::: Material for the task :::

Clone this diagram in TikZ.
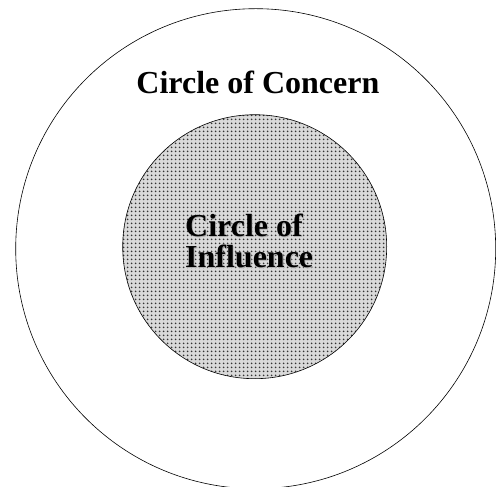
\documentclass[tikz,border=0pt]{standalone}
\usepackage{fontspec}
\setmainfont{Liberation Serif}
\usetikzlibrary{patterns.meta}
\begin{document}
\begin{tikzpicture}[x=1pt,y=1pt,
  label/.style={inner sep=0pt, font=\fontsize{32}{32}\selectfont\bfseries, text=black},
  ring/.style={draw=black, line width=0.6pt}]
\useasboundingbox (0,0) rectangle (496,487);
\fill[white] (0,0) rectangle (496,487);
% outer circle
\draw[ring] (255.7,238.3) circle[radius=240];
% inner circle with dot pattern
\fill[gray!30] (254.7,240.3) circle[radius=132];
\fill[pattern={Dots[distance=4pt, radius=1.15pt]}, pattern color=black!80] (254.7,240.3) circle[radius=132];
\draw[ring] (254.7,240.3) circle[radius=132];
% labels
\node[label, anchor=base] (concern) at (257.9,393.7) {Circle of Concern};
\node[label, anchor=base west, text=gray!60] at (185.8,249.2) {Circle of};
\node[label, anchor=base west, text=gray!60] at (185.8,218.2) {Influence};
\node[label, anchor=base west] (infA) at (185,250) {Circle of};
\node[label, anchor=base west] (infB) at (185,219) {Influence};
\end{tikzpicture}
\end{document}
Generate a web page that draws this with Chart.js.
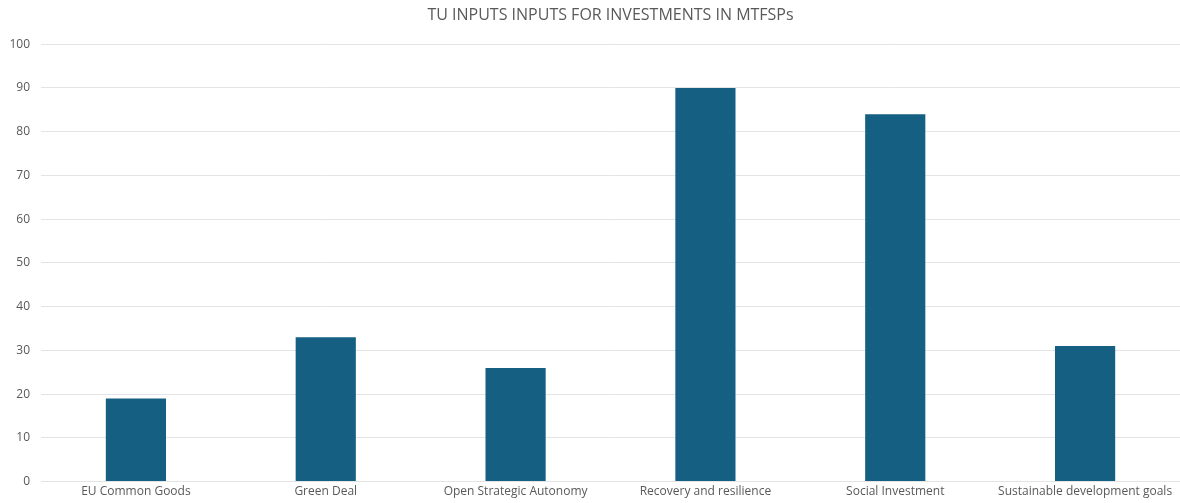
<!DOCTYPE html>
<html>
<head>
<meta charset="utf-8">
<title>TU inputs for investments in MTFSPs</title>
<script src="https://cdn.jsdelivr.net/npm/chart.js@4/dist/chart.umd.min.js"></script>
<style>
  html, body { margin: 0; padding: 0; background: #fff; }
  #wrap { width: 1180px; height: 503px; position: relative; }
</style>
</head>
<body>
<div id="wrap"><canvas id="mtfspChart"></canvas></div>
<script>
const categories = [
    'EU Common Goods',
    'Green Deal',
    'Open Strategic Autonomy',
    'Recovery and resilience',
    'Social Investment',
    'Sustainable development goals'
];
const inputCounts = [19, 33, 26, 90, 84, 31];
const yTicks = [0, 10, 20, 30, 40, 50, 60, 70, 80, 90, 100];

const barColor = '#156082';
const textColor = '#595959';
const gridColor = '#e4e4e4';
const fontFamily = '"Open Sans", "Liberation Sans", sans-serif';

const ctx = document.getElementById('mtfspChart').getContext('2d');
new Chart(ctx, {
    type: 'bar',
    data: {
        labels: categories,
        datasets: [{
            data: inputCounts,
            backgroundColor: barColor,
            borderWidth: 0,
            categoryPercentage: 1,
            barPercentage: 0.317
        }]
    },
    options: {
        responsive: true,
        maintainAspectRatio: false,
        animation: false,
        layout: { padding: { top: 0, right: 0, bottom: 1, left: 0 } },
        plugins: {
            legend: { display: false },
            tooltip: { enabled: false },
            title: {
                display: true,
                fullSize: false, // centre over the plot area, not the whole canvas
                text: 'TU INPUTS INPUTS FOR INVESTMENTS IN MTFSPs',
                color: textColor,
                font: { family: fontFamily, size: 16, weight: 'normal' },
                padding: { top: 6, bottom: 19 }
            }
        },
        scales: {
            x: {
                grid: { display: false, drawTicks: false },
                border: { display: true, color: gridColor, width: 1 },
                ticks: {
                    color: textColor,
                    font: { family: fontFamily, size: 12 },
                    padding: 3,
                    maxRotation: 0,
                    autoSkip: false
                }
            },
            y: {
                min: 0,
                max: 100,
                afterFit: axis => { axis.width = 41; },
                afterBuildTicks: axis => { axis.ticks = yTicks.map(v => ({ value: v })); },
                grid: { color: gridColor, lineWidth: 1, drawTicks: false },
                border: { display: false },
                ticks: {
                    color: textColor,
                    font: { family: fontFamily, size: 12 },
                    padding: 11
                }
            }
        }
    }
});
</script>
</body>
</html>
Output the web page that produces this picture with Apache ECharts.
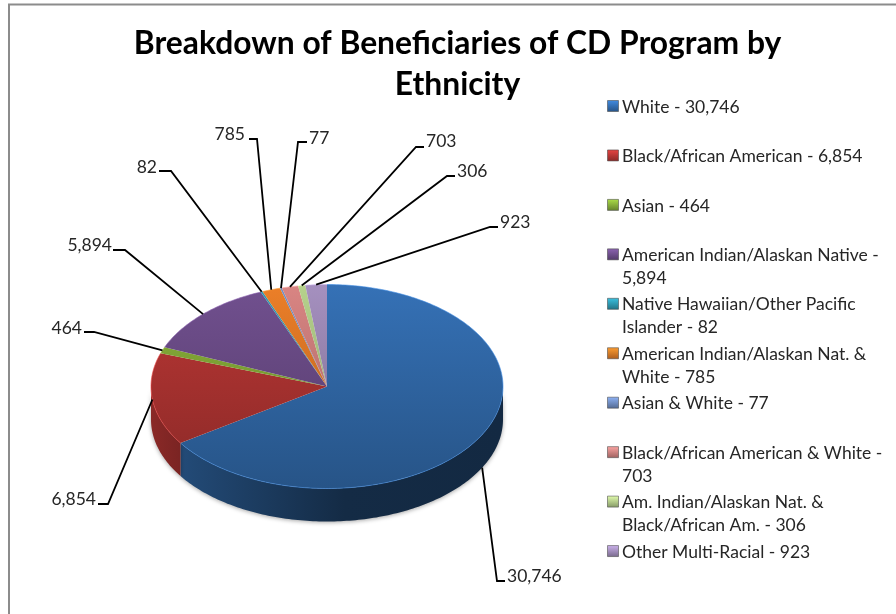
<!DOCTYPE html>
<html>
<head>
<meta charset="utf-8">
<title>Breakdown of Beneficiaries of CD Program by Ethnicity</title>
<script src="https://cdn.jsdelivr.net/npm/echarts@6/dist/echarts.min.js"></script>
<style>
  html, body { margin: 0; padding: 0; background: #fff; }
  #chart { width: 896px; height: 614px; }
</style>
</head>
<body>
<div id="chart"></div>
<script>
// chart data
var categories = ['White', 'Black/African American', 'Asian', 'American Indian/Alaskan Native',
  'Native Hawaiian/Other Pacific Islander', 'American Indian/Alaskan Nat. & White', 'Asian & White',
  'Black/African American & White', 'Am. Indian/Alaskan Nat. & Black/African Am.', 'Other Multi-Racial'];
var values = [30746, 6854, 464, 5894, 82, 785, 77, 703, 306, 923];
var legendLabels = ['White - 30,746', 'Black/African American - 6,854', 'Asian - 464',
  'American Indian/Alaskan Native -\n5,894', 'Native Hawaiian/Other Pacific\nIslander - 82',
  'American Indian/Alaskan Nat. &\nWhite - 785', 'Asian & White - 77',
  'Black/African American & White -\n703', 'Am. Indian/Alaskan Nat. &\nBlack/African Am. - 306',
  'Other Multi-Racial - 923'];
var titleText = 'Breakdown of Beneficiaries of CD Program by\nEthnicity';

// styling, one colour per slice
var colors = ['#3571b6', '#bb3735', '#8ab23a', '#71508f', '#2f9cb5', '#ec7f28', '#7290c6', '#d98583', '#b6d28c', '#a590bf'];

// leader line layout: text position, elbow x/y and the end of the short stub
var leaderLayout = [
  { textX: 507, textY: 576, elbowX: 497, elbowY: 581, stubX: 505, align: 'left' },
  { textX: 96, textY: 499, elbowX: 108, elbowY: 504, stubX: 98, align: 'right' },
  { textX: 82, textY: 328, elbowX: 94, elbowY: 332, stubX: 84, align: 'right' },
  { textX: 112, textY: 245, elbowX: 125, elbowY: 250, stubX: 113, align: 'right' },
  { textX: 157, textY: 167, elbowX: 171, elbowY: 171, stubX: 159, align: 'right' },
  { textX: 245, textY: 134, elbowX: 257, elbowY: 139, stubX: 249, align: 'right' },
  { textX: 309, textY: 138, elbowX: 298, elbowY: 142, stubX: 307, align: 'left' },
  { textX: 426, textY: 141, elbowX: 416, elbowY: 147, stubX: 424, align: 'left' },
  { textX: 457, textY: 171, elbowX: 447, elbowY: 176, stubX: 455, align: 'left' },
  { textX: 500, textY: 222, elbowX: 490, elbowY: 227, stubX: 498, align: 'left' }
];

var FONT = 'Lato, "Open Sans", sans-serif';
var TEXT_COLOR = '#262626';
var cx = 327, cy = 386.5, rx = 176, ry = 102, depth = 33;

var total = values.reduce(function (a, b) { return a + b; }, 0);
var startAngles = [];
var running = 0;
values.forEach(function (v) {
  startAngles.push(running / total * 360);
  running += v;
});

function shade(hex, f) {
  var n = parseInt(hex.slice(1), 16);
  var r = Math.min(255, Math.round((n >> 16 & 255) * f));
  var g = Math.min(255, Math.round((n >> 8 & 255) * f));
  var b = Math.min(255, Math.round((n & 255) * f));
  return 'rgb(' + r + ',' + g + ',' + b + ')';
}

// angle in degrees, clockwise from 12 o'clock, on the squashed circle
function rim(deg, dy) {
  var a = deg * Math.PI / 180;
  return [cx + rx * Math.sin(a), cy - ry * Math.cos(a) + (dy || 0)];
}

function arc(from, to, dy) {
  var pts = [];
  var steps = Math.max(2, Math.ceil(to - from));
  for (var i = 0; i <= steps; i++) {
    pts.push(rim(from + (to - from) * i / steps, dy));
  }
  return pts;
}

function renderSlice(params, api) {
  var i = api.value(0);
  var span = api.value(1) / total * 360;
  var from = startAngles[i], to = from + span, mid = from + span / 2;
  var color = colors[i];
  var children = [];

  // side wall only shows on the front half
  var sideFrom = Math.max(from, 90), sideTo = Math.min(to, 270);
  if (sideTo > sideFrom) {
    children.push({
      type: 'polygon',
      shape: { points: arc(sideFrom, sideTo, 0).concat(arc(sideFrom, sideTo, depth).reverse()) },
      style: {
        fill: {
          type: 'linear', global: true, x: cx - rx, y: 0, x2: cx + rx, y2: 0,
          colorStops: [
            { offset: 0, color: shade(color, 0.74) },
            { offset: 0.08, color: shade(color, 0.66) },
            { offset: 0.55, color: shade(color, 0.38) },
            { offset: 1, color: shade(color, 0.36) }
          ]
        },
        shadowBlur: 4, shadowColor: 'rgba(0,0,0,0.35)', shadowOffsetY: 1
      }
    });
  }

  // top face
  children.push({
    type: 'polygon',
    shape: { points: [[cx, cy]].concat(arc(from, to, 0)) },
    style: {
      fill: {
        type: 'linear', global: true, x: 0, y: cy - ry, x2: 0, y2: cy + ry,
        colorStops: [
          { offset: 0, color: color },
          { offset: 1, color: shade(color, 0.74) }
        ]
      }
    }
  });
  children.push({
    type: 'polyline',
    shape: { points: arc(from, to, 0) },
    style: { fill: null, stroke: shade(color, 1.25), lineWidth: 1, opacity: 0.6 }
  });

  // leader line, anchored at the slice middle
  var l = leaderLayout[i];
  var onSide = mid > 90 && mid < 240;
  var anchor = rim(mid, onSide ? depth : 0);
  children.push({
    type: 'polyline',
    z2: 10,
    shape: { points: [anchor, [l.elbowX, l.elbowY], [l.stubX, l.elbowY]] },
    style: { fill: null, stroke: '#000', lineWidth: 1.8 }
  });
  children.push({
    type: 'text',
    z2: 10,
    style: {
      text: api.value(1).toLocaleString('en-US'),
      x: l.textX, y: l.textY,
      align: l.align, verticalAlign: 'middle',
      fontFamily: FONT, fontSize: 17.5, fill: TEXT_COLOR
    }
  });
  return { type: 'group', children: children };
}

// legend is drawn by hand because the rows sit on a fixed pitch with the marker on the first line
var legendGraphics = [];
legendLabels.forEach(function (label, i) {
  var y = 106 + i * 49.45;
  legendGraphics.push({
    type: 'rect',
    shape: { x: 607.5, y: y - 5.5, width: 11, height: 11 },
    style: {
      fill: {
        type: 'linear', x: 0, y: 0, x2: 0, y2: 1,
        colorStops: [
          { offset: 0, color: shade(colors[i], 1.25) },
          { offset: 1, color: shade(colors[i], 0.72) }
        ]
      },
      stroke: 'rgba(70,70,70,0.55)', lineWidth: 1
    }
  });
  legendGraphics.push({
    type: 'text',
    style: {
      text: label, x: 622, y: y - 10.5,
      fontFamily: FONT, fontSize: 17.5, lineHeight: 23, fill: TEXT_COLOR
    }
  });
});

// chart frame, only left and top show in the crop
legendGraphics.push({
  type: 'polyline',
  shape: { points: [[9, 614], [9, 4.5], [896, 4.5]] },
  style: { fill: null, stroke: '#8c8c8c', lineWidth: 2 }
});

var chart = echarts.init(document.getElementById('chart'), null, { renderer: 'canvas' });
chart.setOption({
  backgroundColor: '#fff',
  animation: false,
  title: {
    text: titleText,
    left: 452.5,
    top: 18,
    textAlign: 'center',
    textStyle: { fontFamily: FONT, fontSize: 31.8, fontWeight: 'bold', color: '#000', lineHeight: 41 }
  },
  graphic: legendGraphics,
  series: [{
    type: 'custom',
    name: 'Beneficiaries',
    coordinateSystem: 'none',
    renderItem: renderSlice,
    data: values.map(function (v, i) { return { name: categories[i], value: [i, v] }; })
  }]
});
</script>
</body>
</html>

:::

* Description of the task:
Report only how many lines in the listing contain the string "with".

* Output of the task:
4